Tender casually transforms from a picture-perfect rom-com, right down to the visual style, into a haunting horror story. There’s such a natural quality to how Tender presents the melancholy manner in which a relationship — and life — can decay. Once the horror elements hit, they hit hard, like a jackhammer, and don’t relent. It’s hard not to wince and grimace through Tender’s terrifying images. They’re reminiscent of the nightmarish dadaist visuals from The Ring’s cursed videotape, distilled to blunt comic panels that the reader is forced to confront and digest, rather than something that simply flickers through their mind and is gone a moment later. Tender makes its audience marinate in its mania and incubates its horror as if it’s a gestating fetus in their womb.
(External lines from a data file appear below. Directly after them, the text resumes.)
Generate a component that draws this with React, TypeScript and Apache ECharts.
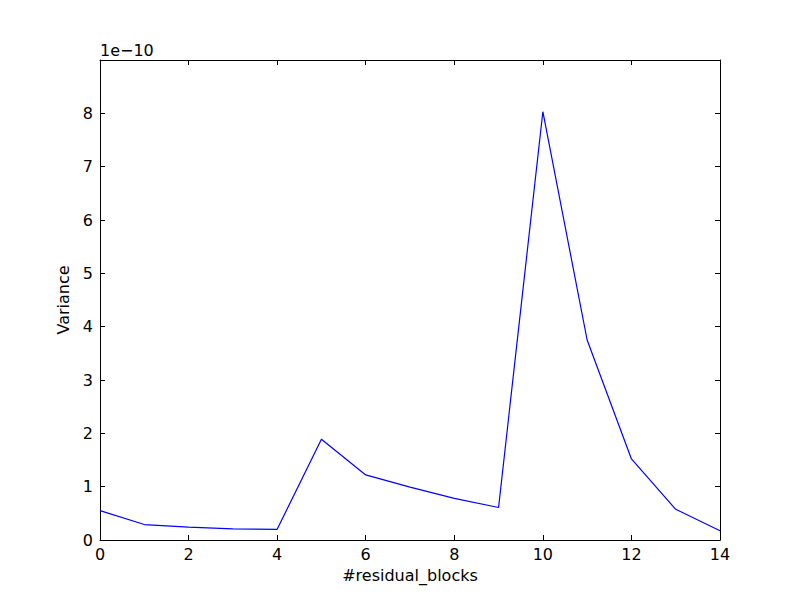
import React, { useEffect, useRef } from "react";
import * as echarts from "echarts";

const blocks = [0, 1, 2, 3, 4, 5, 6, 7, 8, 9, 10, 11, 12, 13, 14];
// variance in units of 1e-10
const variance = [0.55, 0.29, 0.24, 0.21, 0.2, 1.89, 1.22, 0.99, 0.78, 0.61, 8.03, 3.75, 1.52, 0.575, 0.175];
const xTicks = [0, 2, 4, 6, 8, 10, 12, 14];
const yTicks = [0, 1, 2, 3, 4, 5, 6, 7, 8];
const offsetText = "1e\u221210";

const FONT = "DejaVu Sans";

export default function App() {
  const ref = useRef<HTMLDivElement>(null);
  useEffect(() => {
    if (!ref.current) return;
    const chart = echarts.init(ref.current, null, { renderer: "svg" });
    const tickStyle = { show: true, inside: true, length: 5, lineStyle: { color: "#000", width: 1 } };
    const axisLine = { show: true, onZero: false, lineStyle: { color: "#000", width: 1 } };
    chart.setOption({
      animation: false,
      backgroundColor: "#fff",
      textStyle: { fontFamily: FONT },
      grid: { left: 100, right: 80, top: 60, bottom: 60, containLabel: false },
      xAxis: [
        {
          type: "value",
          min: 0,
          max: 14,
          interval: 2,
          position: "bottom",
          name: "#residual_blocks",
          nameLocation: "middle",
          nameGap: 27,
          nameTextStyle: { fontFamily: FONT, fontSize: 16, color: "#000" },
          axisLine,
          axisTick: tickStyle,
          splitLine: { show: false },
          axisLabel: {
            fontFamily: FONT,
            fontSize: 16,
            color: "#000",
            margin: 6,
            formatter: (v: number) => (xTicks.includes(v) ? String(v) : ""),
          },
        },
        {
          type: "value",
          min: 0,
          max: 14,
          interval: 2,
          position: "top",
          axisLine,
          axisTick: tickStyle,
          splitLine: { show: false },
          axisLabel: { show: false },
        },
      ],
      yAxis: [
        {
          type: "value",
          min: 0,
          max: 9,
          interval: 1,
          position: "left",
          name: "Variance",
          nameLocation: "middle",
          nameGap: 22,
          nameTextStyle: { fontFamily: FONT, fontSize: 16, color: "#000" },
          axisLine,
          axisTick: tickStyle,
          splitLine: { show: false },
          axisLabel: {
            fontFamily: FONT,
            fontSize: 16,
            color: "#000",
            margin: 7,
            formatter: (v: number) => (yTicks.includes(v) ? String(v) : ""),
          },
        },
        {
          type: "value",
          min: 0,
          max: 9,
          interval: 1,
          position: "right",
          axisLine,
          axisTick: tickStyle,
          splitLine: { show: false },
          axisLabel: { show: false },
        },
      ],
      graphic: [
        {
          type: "text",
          left: 100,
          top: 42,
          style: { text: offsetText, fontFamily: FONT, fontSize: 16, fill: "#000" },
        },
      ],
      series: [
        {
          type: "line",
          data: blocks.map((b, i) => [b, variance[i]]),
          showSymbol: false,
          symbol: "none",
          lineStyle: { color: "#0000ff", width: 1.2 },
          itemStyle: { color: "#0000ff" },
        },
      ],
    });
    return () => chart.dispose();
  }, []);
  return <div ref={ref} style={{ width: 800, height: 600, position: "absolute", left: 0, top: 0 }} />;
}
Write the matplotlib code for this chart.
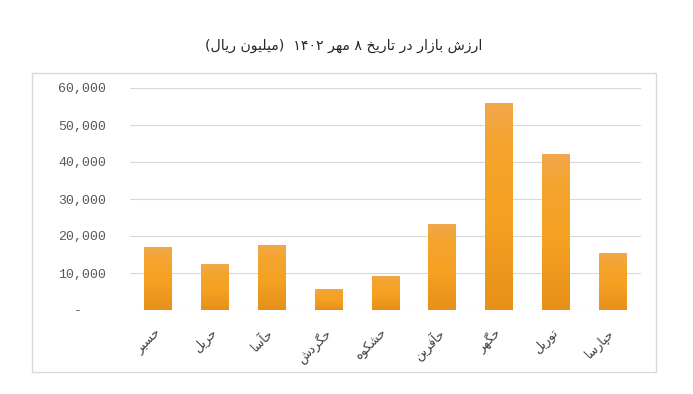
import re
import numpy as np
import matplotlib
matplotlib.use('Agg')
import matplotlib.pyplot as plt
from matplotlib.colors import LinearSegmentedColormap
from matplotlib.patches import Rectangle
from matplotlib.ticker import FuncFormatter

# data
symbols = ['حسیر', 'حریل', 'حآسا', 'حگردش', 'حشکوه', 'حآفرین', 'حگهر', 'توریل', 'حپارسا']
market_value = [17000, 12400, 17600, 5700, 9200, 23200, 56000, 42200, 15400]
title = 'ارزش بازار در تاریخ ۸ مهر ۱۴۰۲  (میلیون ریال)'
yticks = [0, 10000, 20000, 30000, 40000, 50000, 60000]

# minimal arabic/persian shaping (matplotlib has no complex text layout)
DUAL = {'ب': 0xFE8F, 'ت': 0xFE95, 'ث': 0xFE99, 'ج': 0xFE9D, 'ح': 0xFEA1, 'خ': 0xFEA5,
        'س': 0xFEB1, 'ش': 0xFEB5, 'ص': 0xFEB9, 'ض': 0xFEBD, 'ط': 0xFEC1, 'ظ': 0xFEC5,
        'ع': 0xFEC9, 'غ': 0xFECD, 'ف': 0xFED1, 'ق': 0xFED5, 'ل': 0xFEDD, 'م': 0xFEE1,
        'ن': 0xFEE5, 'ه': 0xFEE9, 'ی': 0xFBFC, 'ک': 0xFB8E, 'گ': 0xFB92, 'چ': 0xFB7A,
        'پ': 0xFB56}
RIGHT = {'ا': 0xFE8D, 'آ': 0xFE81, 'د': 0xFEA9, 'ذ': 0xFEAB, 'ر': 0xFEAD, 'ز': 0xFEAF,
         'ژ': 0xFB8A, 'و': 0xFEED}


def shape(text):
    out = []
    for i, ch in enumerate(text):
        base = DUAL.get(ch, RIGHT.get(ch))
        if base is None:
            out.append(ch)
            continue
        prev = text[i - 1] if i > 0 else ''
        nxt = text[i + 1] if i + 1 < len(text) else ''
        jp = prev in DUAL
        jn = ch in DUAL and (nxt in DUAL or nxt in RIGHT)
        if jp and jn:
            k = 3
        elif jp:
            k = 1
        elif jn:
            k = 2
        else:
            k = 0
        out.append(chr(base + k))
    s = ''.join(out)
    toks = re.findall(r'[0-9\u06F0-\u06F9]+|.', s)
    vis = ''.join(toks[::-1])
    return vis.translate(str.maketrans('()', ')('))


W, H = 693, 394
fig = plt.figure(figsize=(W / 100, H / 100), dpi=100)

# outer chart frame
fig.patches.append(Rectangle((32 / W, 1 - 372 / H), 624 / W, 299 / H, transform=fig.transFigure,
                             fill=False, edgecolor='#D9D9D9', linewidth=1))
fig.text(344 / W, 1 - 46 / H, shape(title), ha='center', va='center',
         fontsize=10.2, color='#262626', family='DejaVu Sans')

ax = fig.add_axes([130 / W, 1 - 310 / H, 511 / W, 222 / H])
x = np.arange(len(symbols))
bars = ax.bar(x, market_value, width=0.49, color='#F4A124', zorder=2)

# vertical gradient on each bar
cmap = LinearSegmentedColormap.from_list(
    'org', [(0, '#E6901A'), (0.45, '#F5A122'), (0.8, '#F4A42E'), (1, '#F1A84C')])
grad = np.linspace(0, 1, 256).reshape(-1, 1)
for b in bars:
    bx, by = b.get_x(), b.get_y()
    im = ax.imshow(grad, cmap=cmap, origin='lower', aspect='auto', zorder=3,
                   extent=[bx, bx + b.get_width(), by, by + b.get_height()])
    im.set_clip_path(b)

ax.set_xlim(-0.5, len(symbols) - 0.5)
ax.set_ylim(0, 60000)
ax.set_yticks(yticks)
ax.yaxis.set_major_formatter(FuncFormatter(lambda v, p: '-   ' if v == 0 else f'{v:,.0f}'))
ax.grid(axis='y', color='#D9D9D9', linewidth=0.8, zorder=0)
for s in ax.spines.values():
    s.set_visible(False)
ax.tick_params(axis='y', length=0, pad=17, labelsize=9.5, labelcolor='#595959')
for lab in ax.get_yticklabels():
    lab.set_family('Liberation Mono')

ax.set_xticks(x)
ax.set_xticklabels([shape(s) for s in symbols], rotation=45, ha='right', va='center',
                   rotation_mode='anchor', fontsize=9, color='#404040', family='DejaVu Sans')
ax.tick_params(axis='x', length=0, pad=15)

fig.savefig('out.png', dpi=100)
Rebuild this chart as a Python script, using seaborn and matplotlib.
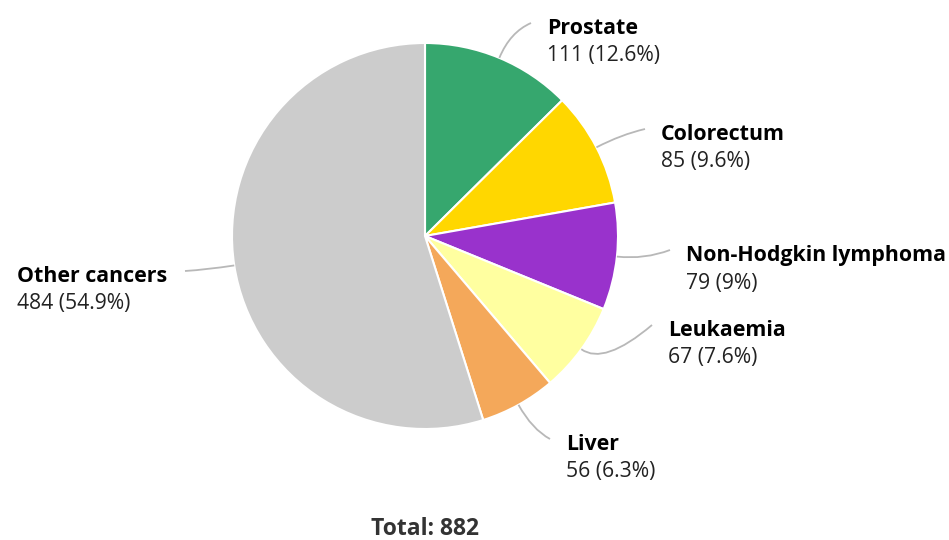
import numpy as np
import matplotlib.pyplot as plt
from matplotlib.path import Path
from matplotlib.patches import PathPatch
import seaborn as sns

sns.set_theme(style="white")
plt.rcParams['font.family'] = ['Open Sans', 'DejaVu Sans']

categories = ['Prostate', 'Colorectum', 'Non-Hodgkin lymphoma', 'Leukaemia', 'Liver', 'Other cancers']
counts = [111, 85, 79, 67, 56, 484]
percent_labels = ['12.6%', '9.6%', '9%', '7.6%', '6.3%', '54.9%']
colors = ['#36a76e', '#ffd700', '#9932cc', '#ffffa0', '#f4a85a', '#cccccc']

# label anchor (left x, name y) in pixel coords from top-left
label_pos = [(547, 29), (661, 135), (686, 256), (668, 331), (566, 445), (17, 277)]

W, H = 949, 540
cx, cy, r = 425, 236, 193

fig = plt.figure(figsize=(W / 100, H / 100), dpi=100)
ax = fig.add_axes([0, 0, 1, 1])

wedges, _ = ax.pie(counts, colors=colors, startangle=90, counterclock=False,
                   center=(cx, H - cy), radius=r, frame=True,
                   wedgeprops=dict(edgecolor='white', linewidth=1.5))
ax.set_xlim(0, W)
ax.set_ylim(0, H)
ax.axis('off')

total = sum(counts)
for w, name, n, pct, (lx, ly) in zip(wedges, categories, counts, percent_labels, label_pos):
    # connector: from slice edge, bending out, to the label
    mid = np.deg2rad((w.theta1 + w.theta2) / 2)
    dx, dy = np.cos(mid), np.sin(mid)
    sx, sy = cx + r * dx, (H - cy) + r * dy
    ex = sx + 28 * dx
    ey = sy + 28 * dy
    y_end = H - ly + 6
    if dx >= 0:
        tx = lx - 16
    else:
        tx = lx + 168
    verts = [(sx, sy), (ex, ey), (tx, y_end)]
    path = Path(verts, [Path.MOVETO, Path.CURVE3, Path.CURVE3])
    ax.add_patch(PathPatch(path, fill=False, edgecolor='#b8b8b8', linewidth=1.3))
    ax.text(lx, H - ly, name, fontsize=15.4, fontweight='bold', color='black',
            ha='left', va='center')
    ax.text(lx, H - ly - 27, f'{n} ({pct})', fontsize=15.2, color='#222222',
            ha='left', va='center')

ax.text(cx, H - 529, f'Total: {total}', fontsize=16.5, fontweight='bold',
        color='#333333', ha='center', va='center')

fig.savefig('out.png', dpi=100)
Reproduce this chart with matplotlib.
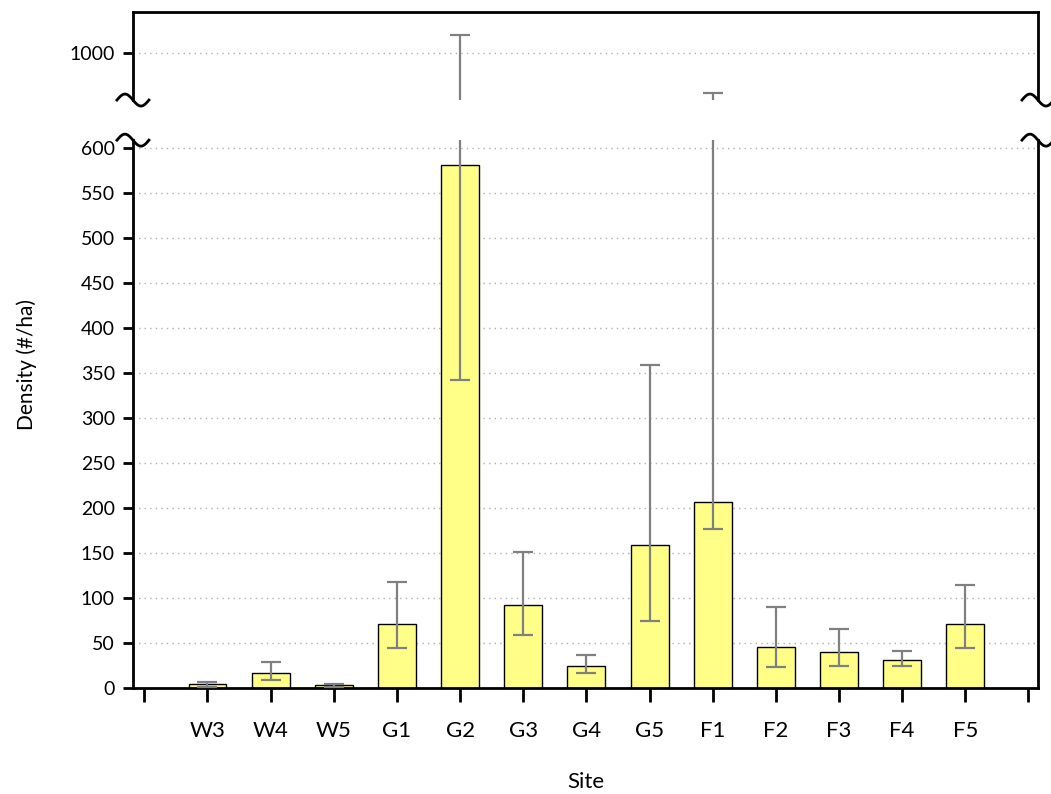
import numpy as np
import matplotlib
matplotlib.use("Agg")
from matplotlib import pyplot as plt
from matplotlib.lines import Line2D

sites = ["W3", "W4", "W5", "G1", "G2", "G3", "G4", "G5", "F1", "F2", "F3", "F4", "F5"]
density = [4.5, 17, 3, 71, 581, 92, 24, 159, 207, 46, 40, 31, 71]
err_low = [1.5, 9, 1, 45, 342, 59, 17, 75, 177, 23, 25, 25, 45]
err_high = [7, 29, 5, 118, 1020, 151, 37, 359, 956, 90, 66, 41, 114]

plt.rcParams['font.family'] = ['Lato', 'DejaVu Sans']

x = np.arange(1, len(sites) + 1)
yerr = [np.array(density) - np.array(err_low), np.array(err_high) - np.array(density)]

fig = plt.figure(figsize=(10.51, 7.94), dpi=100)
left, right = 0.1265, 0.9876
ax_top = fig.add_axes([left, 0.874, right - left, 0.111])
ax = fig.add_axes([left, 0.1335, right - left, 0.690])

for a in (ax, ax_top):
    a.bar(x, density, width=0.6, color="#ffff88", edgecolor="black", linewidth=1.0, zorder=2)
    a.errorbar(x, density, yerr=yerr, fmt="none", ecolor="#808080", elinewidth=1.6,
               capsize=7.5, capthick=1.6, zorder=3)
    a.set_xlim(-0.18, 14.15)
    a.yaxis.grid(True, linestyle=(0, (1, 3)), color="#b0b0b0", linewidth=1, zorder=0)
    a.set_axisbelow(True)
    for s in a.spines.values():
        s.set_linewidth(2)
    a.tick_params(axis="y", direction="out", length=7, width=2, labelsize=14, pad=6)

ax.set_ylim(0, 609)
ax.set_yticks(np.arange(0, 601, 50))
ax.spines["top"].set_visible(False)
ax.set_xticks(np.arange(0, 15))
ax.set_xticklabels([""] + sites + [""], fontsize=16)
ax.tick_params(axis="x", direction="out", length=10, width=2, pad=14)
ax.set_ylabel("Density (#/ha)", fontsize=15)
ax.yaxis.set_label_coords(-0.106, 0.59)
ax.set_xlabel("Site", fontsize=16, labelpad=22)

ax_top.set_ylim(948, 1045)
ax_top.set_yticks([1000])
ax_top.spines["bottom"].set_visible(False)
ax_top.set_xticks([])

# wavy break marks on both side spines
fw, fh = fig.get_size_inches() * fig.dpi
t = np.linspace(-1, 1, 40)
for a, edge in ((ax_top, "bottom"), (ax, "top")):
    pos = a.get_position()
    yb = pos.y0 if edge == "bottom" else pos.y1
    for xb in (pos.x0, pos.x1):
        xs = xb + t * 16 / fw
        ys = yb - np.sin(np.pi * t) * 6 / fh
        fig.add_artist(Line2D(xs, ys, color="black", linewidth=2, transform=fig.transFigure))

fig.savefig("out.png", dpi=100)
Tender tells a powerful, emotional, disturbing story, but its secret weapon may be its sublime pacing. Hetland paces Tender in such an exceptional manner, so that it takes its time, sneaks up on the reader, and gets under their skin until they’re dreading where the story will go next. Tender pushes the audience right up to the edge so that they’re practically begging that Carolanne won’t do the things that she does, yet the other shoe always drops in the most devastating manner. Audiences will read Tender with clenched fists that make it a struggle to turn each page, although they won’t be able to stop. Tender isn’t a short story, at more than 160 pages, but readers will want to take their time and relish each page so that this macabre story lasts for as long as possible before it cascades to its tragic conclusion. 

Tender is an accomplished and uncomfortable debut graphic novel from Hetland that reveals a strong, unflinching voice that’s the perfect fit for horror. Tender indulges in heightened flights of fancy and toes the line with the supernatural. However, Tender is so successful at what it does because it’s so grounded in reality and presents a horror story that’s all too common in society. It’s a heartbreaking meditation on loneliness and codependency that’s one of 2024’s must-read horror graphic novels.

‘Tender,’ by Beth Hetland and published by Fantagraphics, is now available.